#### SET PROBLEM
Keep pictures out. Copy exactly the lines from the one containing "Give me the" to the one containing "10.68, 10.36, 10.65];", endpoints included.

#### DATA PROVIDED
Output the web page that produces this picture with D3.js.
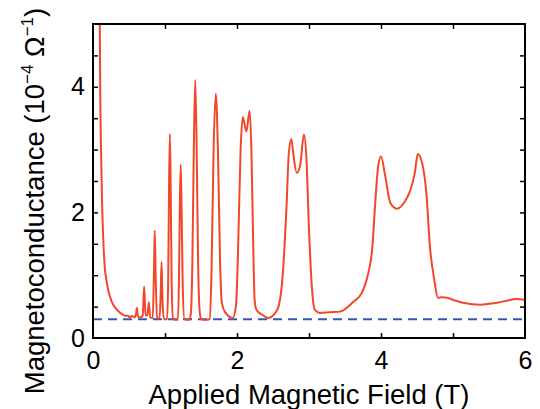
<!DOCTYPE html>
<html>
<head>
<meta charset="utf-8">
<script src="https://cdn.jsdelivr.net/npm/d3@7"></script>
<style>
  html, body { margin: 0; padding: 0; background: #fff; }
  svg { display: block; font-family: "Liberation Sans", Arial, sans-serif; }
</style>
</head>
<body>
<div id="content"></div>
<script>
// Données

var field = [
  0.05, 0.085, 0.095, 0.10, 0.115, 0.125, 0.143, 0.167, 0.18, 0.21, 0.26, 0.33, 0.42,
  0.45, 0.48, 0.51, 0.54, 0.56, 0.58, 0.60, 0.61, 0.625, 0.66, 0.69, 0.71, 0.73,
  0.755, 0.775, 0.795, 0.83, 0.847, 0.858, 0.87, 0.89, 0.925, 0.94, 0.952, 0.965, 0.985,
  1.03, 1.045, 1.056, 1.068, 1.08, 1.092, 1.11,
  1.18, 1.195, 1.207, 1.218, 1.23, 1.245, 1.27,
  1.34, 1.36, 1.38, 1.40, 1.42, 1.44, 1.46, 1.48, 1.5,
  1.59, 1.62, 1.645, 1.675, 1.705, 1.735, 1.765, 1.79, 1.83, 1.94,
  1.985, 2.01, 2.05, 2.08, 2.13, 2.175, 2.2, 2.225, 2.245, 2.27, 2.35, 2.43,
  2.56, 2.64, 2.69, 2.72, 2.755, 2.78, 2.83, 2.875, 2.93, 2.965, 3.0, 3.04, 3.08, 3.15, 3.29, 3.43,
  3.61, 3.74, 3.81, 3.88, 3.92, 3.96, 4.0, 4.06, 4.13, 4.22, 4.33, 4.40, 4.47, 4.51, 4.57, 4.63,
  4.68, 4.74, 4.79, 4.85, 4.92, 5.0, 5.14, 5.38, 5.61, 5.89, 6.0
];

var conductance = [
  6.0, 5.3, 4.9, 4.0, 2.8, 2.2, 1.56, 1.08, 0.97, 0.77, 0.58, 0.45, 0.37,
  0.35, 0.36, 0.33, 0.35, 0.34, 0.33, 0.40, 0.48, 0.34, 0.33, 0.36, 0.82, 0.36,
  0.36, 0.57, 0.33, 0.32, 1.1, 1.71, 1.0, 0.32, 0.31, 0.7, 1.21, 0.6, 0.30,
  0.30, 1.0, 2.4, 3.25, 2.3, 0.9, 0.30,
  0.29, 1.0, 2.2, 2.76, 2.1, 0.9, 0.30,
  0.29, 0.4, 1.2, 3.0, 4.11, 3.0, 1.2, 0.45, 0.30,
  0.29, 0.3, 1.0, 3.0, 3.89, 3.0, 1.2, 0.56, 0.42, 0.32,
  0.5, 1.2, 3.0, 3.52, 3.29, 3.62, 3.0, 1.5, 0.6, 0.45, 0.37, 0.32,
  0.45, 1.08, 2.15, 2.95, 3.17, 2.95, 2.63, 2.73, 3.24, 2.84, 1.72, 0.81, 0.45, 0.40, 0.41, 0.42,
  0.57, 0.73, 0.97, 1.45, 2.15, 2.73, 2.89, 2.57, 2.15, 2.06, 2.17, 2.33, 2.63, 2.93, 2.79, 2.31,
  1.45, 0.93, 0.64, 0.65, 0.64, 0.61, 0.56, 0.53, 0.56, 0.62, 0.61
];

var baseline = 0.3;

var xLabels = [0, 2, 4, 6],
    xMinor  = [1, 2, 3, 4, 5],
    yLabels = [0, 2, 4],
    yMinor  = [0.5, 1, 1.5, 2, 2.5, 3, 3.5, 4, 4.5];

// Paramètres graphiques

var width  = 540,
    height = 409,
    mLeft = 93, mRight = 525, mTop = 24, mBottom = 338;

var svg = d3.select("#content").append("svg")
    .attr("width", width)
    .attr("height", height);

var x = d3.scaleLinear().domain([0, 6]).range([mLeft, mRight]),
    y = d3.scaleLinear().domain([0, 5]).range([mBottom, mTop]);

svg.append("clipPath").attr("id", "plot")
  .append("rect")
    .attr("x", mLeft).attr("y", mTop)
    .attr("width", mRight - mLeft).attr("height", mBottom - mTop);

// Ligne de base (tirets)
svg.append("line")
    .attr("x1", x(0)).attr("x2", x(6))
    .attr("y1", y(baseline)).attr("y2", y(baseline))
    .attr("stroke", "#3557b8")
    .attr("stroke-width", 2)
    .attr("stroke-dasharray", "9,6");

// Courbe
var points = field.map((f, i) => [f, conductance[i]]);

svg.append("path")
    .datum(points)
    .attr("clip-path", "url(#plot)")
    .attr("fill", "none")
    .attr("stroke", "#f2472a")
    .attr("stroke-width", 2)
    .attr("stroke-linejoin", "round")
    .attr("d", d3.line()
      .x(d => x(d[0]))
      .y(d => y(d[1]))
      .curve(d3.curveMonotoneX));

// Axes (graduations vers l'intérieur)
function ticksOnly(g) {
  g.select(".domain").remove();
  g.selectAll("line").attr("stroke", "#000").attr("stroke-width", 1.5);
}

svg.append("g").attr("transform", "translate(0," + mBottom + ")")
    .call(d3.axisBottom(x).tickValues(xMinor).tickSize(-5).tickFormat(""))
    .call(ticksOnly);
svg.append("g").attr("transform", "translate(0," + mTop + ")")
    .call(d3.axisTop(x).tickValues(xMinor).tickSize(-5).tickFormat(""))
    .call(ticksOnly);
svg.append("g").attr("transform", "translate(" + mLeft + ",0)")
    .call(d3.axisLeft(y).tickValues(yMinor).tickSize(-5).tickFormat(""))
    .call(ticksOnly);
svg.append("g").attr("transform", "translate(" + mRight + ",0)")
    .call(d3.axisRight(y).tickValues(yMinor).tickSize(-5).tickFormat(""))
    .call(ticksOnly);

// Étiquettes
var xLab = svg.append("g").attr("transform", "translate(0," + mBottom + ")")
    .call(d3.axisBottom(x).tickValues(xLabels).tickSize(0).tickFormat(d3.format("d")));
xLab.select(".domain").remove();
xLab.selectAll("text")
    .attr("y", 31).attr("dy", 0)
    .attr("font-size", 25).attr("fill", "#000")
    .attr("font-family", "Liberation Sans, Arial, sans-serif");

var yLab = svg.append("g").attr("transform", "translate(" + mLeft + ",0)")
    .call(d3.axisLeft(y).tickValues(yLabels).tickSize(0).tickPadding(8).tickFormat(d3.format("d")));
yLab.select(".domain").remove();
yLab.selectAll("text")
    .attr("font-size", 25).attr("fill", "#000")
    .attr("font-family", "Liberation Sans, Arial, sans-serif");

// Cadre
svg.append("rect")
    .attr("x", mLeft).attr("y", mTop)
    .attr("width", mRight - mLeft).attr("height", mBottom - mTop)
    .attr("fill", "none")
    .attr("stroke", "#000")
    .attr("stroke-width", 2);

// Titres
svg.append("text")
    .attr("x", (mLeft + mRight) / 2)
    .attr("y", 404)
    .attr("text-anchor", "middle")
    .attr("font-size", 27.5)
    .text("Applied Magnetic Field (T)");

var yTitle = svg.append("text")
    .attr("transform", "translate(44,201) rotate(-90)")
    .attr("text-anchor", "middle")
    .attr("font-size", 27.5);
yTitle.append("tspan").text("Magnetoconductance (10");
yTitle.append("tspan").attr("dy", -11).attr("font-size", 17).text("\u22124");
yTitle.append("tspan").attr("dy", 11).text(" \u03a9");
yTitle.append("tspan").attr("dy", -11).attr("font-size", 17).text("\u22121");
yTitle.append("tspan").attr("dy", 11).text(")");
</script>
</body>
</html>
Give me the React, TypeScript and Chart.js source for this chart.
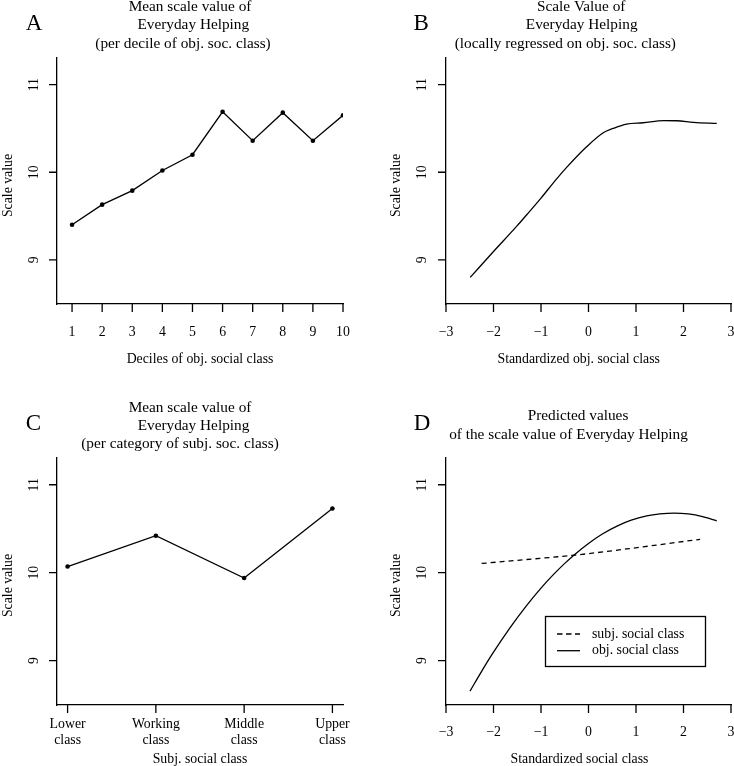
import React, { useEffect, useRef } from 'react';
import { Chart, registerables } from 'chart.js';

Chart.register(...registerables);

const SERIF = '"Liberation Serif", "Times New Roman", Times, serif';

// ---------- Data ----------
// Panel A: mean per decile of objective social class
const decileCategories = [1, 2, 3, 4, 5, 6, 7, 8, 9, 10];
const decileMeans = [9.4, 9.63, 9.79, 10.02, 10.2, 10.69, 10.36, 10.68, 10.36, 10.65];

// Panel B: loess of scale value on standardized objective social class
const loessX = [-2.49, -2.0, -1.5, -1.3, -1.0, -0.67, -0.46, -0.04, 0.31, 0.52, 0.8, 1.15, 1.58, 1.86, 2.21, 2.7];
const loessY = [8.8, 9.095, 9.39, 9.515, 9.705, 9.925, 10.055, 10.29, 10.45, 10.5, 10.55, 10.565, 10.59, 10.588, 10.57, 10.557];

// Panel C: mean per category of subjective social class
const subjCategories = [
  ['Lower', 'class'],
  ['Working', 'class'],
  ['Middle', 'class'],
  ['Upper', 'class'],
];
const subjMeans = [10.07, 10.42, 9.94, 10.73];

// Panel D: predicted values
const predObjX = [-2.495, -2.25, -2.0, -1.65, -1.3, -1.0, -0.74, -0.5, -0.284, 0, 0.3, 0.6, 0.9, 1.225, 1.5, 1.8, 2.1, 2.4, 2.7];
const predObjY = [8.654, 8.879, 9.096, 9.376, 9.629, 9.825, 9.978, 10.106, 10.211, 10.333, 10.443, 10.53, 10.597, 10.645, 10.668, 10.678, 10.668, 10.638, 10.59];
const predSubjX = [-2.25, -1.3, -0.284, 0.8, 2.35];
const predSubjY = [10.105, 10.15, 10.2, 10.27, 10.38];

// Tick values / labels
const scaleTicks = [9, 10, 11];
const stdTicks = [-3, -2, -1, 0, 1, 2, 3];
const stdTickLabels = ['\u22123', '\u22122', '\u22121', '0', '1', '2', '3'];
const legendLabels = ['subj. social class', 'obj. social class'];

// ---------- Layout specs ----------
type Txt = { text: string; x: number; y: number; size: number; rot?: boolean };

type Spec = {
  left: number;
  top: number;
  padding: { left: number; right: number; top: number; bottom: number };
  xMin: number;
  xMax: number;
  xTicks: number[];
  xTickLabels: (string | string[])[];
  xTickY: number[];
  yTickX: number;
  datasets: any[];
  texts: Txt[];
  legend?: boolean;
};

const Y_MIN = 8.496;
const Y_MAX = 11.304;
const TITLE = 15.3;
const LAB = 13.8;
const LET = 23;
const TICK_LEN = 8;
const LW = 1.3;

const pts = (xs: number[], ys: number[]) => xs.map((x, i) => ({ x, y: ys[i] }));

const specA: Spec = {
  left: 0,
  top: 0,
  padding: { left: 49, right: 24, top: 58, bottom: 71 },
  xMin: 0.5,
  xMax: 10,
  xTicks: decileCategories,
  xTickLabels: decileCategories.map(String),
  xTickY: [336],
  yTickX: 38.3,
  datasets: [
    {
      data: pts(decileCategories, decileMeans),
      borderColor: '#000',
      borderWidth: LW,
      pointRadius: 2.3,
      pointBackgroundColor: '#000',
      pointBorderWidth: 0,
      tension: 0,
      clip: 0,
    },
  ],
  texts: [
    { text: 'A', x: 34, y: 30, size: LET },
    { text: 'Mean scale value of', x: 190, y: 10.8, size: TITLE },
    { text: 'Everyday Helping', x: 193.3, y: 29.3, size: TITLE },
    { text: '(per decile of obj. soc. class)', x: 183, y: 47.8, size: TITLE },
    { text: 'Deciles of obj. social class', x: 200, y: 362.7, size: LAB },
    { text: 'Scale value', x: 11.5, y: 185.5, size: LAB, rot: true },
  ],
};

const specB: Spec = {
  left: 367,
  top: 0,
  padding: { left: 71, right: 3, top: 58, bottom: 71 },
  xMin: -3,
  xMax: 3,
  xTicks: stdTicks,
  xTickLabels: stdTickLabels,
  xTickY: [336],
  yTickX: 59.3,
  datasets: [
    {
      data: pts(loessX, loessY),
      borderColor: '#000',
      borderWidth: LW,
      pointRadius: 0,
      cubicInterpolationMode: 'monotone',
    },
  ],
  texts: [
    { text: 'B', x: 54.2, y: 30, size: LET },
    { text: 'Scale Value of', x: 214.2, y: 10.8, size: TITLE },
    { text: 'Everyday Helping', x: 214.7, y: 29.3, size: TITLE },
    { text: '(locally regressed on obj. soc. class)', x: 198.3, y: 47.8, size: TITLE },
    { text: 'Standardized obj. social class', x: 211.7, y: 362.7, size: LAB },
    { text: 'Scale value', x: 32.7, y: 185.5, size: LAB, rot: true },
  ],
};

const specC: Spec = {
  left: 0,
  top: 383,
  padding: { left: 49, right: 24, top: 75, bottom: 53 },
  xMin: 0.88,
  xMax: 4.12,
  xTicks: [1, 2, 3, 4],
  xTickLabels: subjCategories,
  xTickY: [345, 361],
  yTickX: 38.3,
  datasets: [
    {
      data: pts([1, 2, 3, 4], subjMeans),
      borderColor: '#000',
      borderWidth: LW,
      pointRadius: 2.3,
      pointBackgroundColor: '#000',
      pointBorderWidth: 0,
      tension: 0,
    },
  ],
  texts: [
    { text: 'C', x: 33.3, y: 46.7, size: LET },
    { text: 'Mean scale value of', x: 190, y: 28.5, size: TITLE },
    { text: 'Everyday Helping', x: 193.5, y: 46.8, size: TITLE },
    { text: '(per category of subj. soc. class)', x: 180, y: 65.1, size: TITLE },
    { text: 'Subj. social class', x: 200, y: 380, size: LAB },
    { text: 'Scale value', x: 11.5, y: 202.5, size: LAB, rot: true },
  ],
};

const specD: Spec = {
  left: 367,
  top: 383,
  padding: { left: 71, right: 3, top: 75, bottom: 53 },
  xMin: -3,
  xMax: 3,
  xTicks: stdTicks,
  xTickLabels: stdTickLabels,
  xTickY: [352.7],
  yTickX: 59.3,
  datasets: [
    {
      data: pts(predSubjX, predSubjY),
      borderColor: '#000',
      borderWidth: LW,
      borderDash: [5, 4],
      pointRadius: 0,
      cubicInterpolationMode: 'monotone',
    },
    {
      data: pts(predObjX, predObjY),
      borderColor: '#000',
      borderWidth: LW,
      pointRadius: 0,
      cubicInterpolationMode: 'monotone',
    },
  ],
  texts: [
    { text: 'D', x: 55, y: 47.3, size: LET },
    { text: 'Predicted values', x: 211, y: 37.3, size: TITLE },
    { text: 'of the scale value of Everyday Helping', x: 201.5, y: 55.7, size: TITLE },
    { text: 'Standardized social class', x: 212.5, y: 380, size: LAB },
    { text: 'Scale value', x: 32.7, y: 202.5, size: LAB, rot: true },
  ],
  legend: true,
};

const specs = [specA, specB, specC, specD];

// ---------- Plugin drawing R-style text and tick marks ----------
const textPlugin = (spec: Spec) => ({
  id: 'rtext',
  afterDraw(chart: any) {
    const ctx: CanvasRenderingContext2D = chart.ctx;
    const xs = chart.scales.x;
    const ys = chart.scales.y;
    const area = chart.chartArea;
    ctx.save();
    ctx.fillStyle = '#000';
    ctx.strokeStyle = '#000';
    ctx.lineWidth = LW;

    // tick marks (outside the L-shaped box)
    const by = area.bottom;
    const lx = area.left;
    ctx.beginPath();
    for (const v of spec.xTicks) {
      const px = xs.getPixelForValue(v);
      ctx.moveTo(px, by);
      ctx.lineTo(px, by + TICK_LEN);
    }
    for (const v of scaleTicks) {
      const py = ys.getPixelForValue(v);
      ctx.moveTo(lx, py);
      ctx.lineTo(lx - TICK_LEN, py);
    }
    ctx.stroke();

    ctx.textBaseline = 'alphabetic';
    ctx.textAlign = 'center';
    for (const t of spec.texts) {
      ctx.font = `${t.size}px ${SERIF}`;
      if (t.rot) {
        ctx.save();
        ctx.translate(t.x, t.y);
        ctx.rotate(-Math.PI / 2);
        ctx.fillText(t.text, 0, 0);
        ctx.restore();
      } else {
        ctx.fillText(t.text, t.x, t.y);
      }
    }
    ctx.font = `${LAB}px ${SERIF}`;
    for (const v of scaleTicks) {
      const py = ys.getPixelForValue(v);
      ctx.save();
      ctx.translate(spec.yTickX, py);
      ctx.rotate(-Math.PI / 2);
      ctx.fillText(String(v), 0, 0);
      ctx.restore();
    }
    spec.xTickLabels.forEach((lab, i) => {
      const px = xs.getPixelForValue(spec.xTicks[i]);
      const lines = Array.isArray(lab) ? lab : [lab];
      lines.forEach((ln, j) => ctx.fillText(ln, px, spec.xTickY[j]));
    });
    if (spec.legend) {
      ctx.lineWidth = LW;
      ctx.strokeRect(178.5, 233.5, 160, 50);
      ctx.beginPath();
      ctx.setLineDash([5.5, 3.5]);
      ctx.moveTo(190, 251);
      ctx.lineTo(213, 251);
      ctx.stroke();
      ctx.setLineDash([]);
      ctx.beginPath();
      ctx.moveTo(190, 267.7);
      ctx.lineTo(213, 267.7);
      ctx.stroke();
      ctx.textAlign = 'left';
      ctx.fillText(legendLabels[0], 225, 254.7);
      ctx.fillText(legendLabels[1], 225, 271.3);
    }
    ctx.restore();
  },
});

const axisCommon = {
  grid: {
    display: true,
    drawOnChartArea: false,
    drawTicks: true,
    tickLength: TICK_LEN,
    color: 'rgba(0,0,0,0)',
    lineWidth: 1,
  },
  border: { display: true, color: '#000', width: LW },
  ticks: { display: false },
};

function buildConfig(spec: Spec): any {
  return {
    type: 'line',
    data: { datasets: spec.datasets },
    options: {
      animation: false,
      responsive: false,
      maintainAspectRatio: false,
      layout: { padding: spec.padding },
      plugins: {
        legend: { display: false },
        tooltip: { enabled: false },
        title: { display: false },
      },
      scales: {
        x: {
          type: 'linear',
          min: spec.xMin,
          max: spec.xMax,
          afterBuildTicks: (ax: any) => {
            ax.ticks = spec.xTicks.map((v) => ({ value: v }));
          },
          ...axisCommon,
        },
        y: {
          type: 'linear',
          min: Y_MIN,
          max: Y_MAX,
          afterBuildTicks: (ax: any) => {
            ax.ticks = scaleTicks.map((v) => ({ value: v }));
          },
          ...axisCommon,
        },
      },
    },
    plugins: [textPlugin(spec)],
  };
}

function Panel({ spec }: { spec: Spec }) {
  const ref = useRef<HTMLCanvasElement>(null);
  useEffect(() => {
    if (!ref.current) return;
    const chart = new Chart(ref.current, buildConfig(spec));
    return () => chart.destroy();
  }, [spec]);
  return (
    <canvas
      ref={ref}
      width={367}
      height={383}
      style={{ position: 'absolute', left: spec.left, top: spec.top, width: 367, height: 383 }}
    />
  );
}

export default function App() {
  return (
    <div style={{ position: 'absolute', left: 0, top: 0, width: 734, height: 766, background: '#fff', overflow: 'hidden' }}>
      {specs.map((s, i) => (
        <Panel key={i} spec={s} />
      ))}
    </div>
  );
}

#### RESULT OF THE TASK
Give me the React, TypeScript and Chart.js source for this chart.
import React, { useEffect, useRef } from 'react';
import { Chart, registerables } from 'chart.js';

Chart.register(...registerables);

const SERIF = '"Liberation Serif", "Times New Roman", Times, serif';

// ---------- Data ----------
// Panel A: mean per decile of objective social class
const decileCategories = [1, 2, 3, 4, 5, 6, 7, 8, 9, 10];
const decileMeans = [9.4, 9.63, 9.79, 10.02, 10.2, 10.69, 10.36, 10.68, 10.36, 10.65];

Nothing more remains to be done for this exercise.